_Data extract_:
%%

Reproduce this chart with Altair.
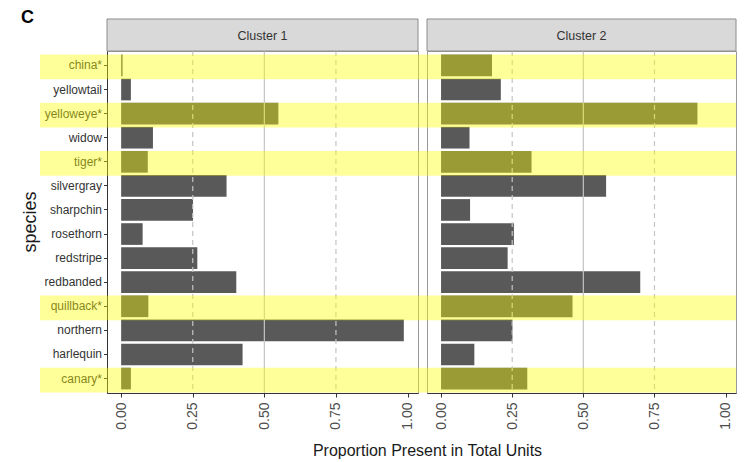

%%
%%

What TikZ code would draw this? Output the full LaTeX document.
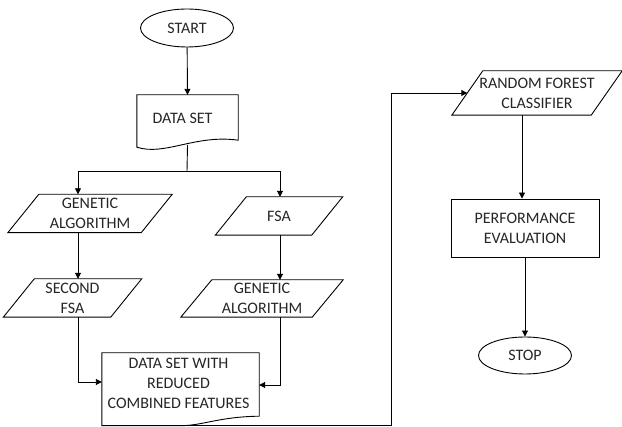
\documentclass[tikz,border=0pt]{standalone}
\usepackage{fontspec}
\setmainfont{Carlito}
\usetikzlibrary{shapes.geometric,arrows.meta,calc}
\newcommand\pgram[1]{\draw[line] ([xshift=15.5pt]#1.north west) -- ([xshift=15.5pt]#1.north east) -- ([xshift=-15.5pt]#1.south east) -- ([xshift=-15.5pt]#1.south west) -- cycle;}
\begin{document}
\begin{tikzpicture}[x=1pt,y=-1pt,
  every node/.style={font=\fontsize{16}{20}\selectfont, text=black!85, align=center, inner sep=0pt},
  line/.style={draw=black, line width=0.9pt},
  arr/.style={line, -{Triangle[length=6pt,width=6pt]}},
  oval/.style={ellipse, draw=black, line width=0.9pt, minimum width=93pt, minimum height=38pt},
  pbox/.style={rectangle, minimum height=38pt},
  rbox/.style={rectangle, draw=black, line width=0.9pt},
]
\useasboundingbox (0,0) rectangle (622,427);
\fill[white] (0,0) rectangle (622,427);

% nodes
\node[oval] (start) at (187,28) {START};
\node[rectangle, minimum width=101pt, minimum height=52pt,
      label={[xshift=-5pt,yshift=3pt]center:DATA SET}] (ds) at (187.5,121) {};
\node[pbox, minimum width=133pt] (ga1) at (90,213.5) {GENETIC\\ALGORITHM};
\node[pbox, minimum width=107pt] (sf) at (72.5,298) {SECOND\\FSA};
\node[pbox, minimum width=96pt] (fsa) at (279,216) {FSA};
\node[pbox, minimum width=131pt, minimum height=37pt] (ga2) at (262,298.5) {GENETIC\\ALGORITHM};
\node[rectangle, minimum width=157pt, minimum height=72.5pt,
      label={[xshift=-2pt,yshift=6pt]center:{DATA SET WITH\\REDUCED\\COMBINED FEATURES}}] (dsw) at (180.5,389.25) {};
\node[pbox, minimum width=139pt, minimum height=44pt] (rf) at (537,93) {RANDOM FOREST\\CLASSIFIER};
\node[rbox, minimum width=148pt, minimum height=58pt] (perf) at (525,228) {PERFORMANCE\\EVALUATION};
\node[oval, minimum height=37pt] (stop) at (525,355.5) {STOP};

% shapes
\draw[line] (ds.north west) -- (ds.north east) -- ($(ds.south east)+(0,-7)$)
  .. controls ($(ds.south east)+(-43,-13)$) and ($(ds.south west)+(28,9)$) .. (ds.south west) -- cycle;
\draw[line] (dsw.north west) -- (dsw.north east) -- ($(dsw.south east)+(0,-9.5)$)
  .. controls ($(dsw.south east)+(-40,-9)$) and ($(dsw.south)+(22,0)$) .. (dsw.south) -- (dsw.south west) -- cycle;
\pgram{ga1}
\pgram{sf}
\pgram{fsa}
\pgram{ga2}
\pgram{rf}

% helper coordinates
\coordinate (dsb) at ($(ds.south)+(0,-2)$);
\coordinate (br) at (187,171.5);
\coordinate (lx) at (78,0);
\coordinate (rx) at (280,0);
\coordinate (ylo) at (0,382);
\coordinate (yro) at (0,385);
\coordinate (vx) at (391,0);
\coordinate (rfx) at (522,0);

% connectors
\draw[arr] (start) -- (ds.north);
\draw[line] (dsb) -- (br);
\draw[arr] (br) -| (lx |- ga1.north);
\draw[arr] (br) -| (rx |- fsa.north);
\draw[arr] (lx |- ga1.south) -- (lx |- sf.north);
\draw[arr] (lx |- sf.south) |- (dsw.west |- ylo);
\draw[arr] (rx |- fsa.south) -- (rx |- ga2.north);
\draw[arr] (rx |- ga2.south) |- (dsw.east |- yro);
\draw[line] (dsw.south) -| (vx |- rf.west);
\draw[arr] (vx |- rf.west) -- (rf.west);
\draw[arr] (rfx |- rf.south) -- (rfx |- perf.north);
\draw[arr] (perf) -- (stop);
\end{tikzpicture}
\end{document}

%%

_Written instruction_:
Look for the word "this" and return every line where it occurs.

_Full response_:
Reproduce this chart with Altair.
What TikZ code would draw this? Output the full LaTeX document.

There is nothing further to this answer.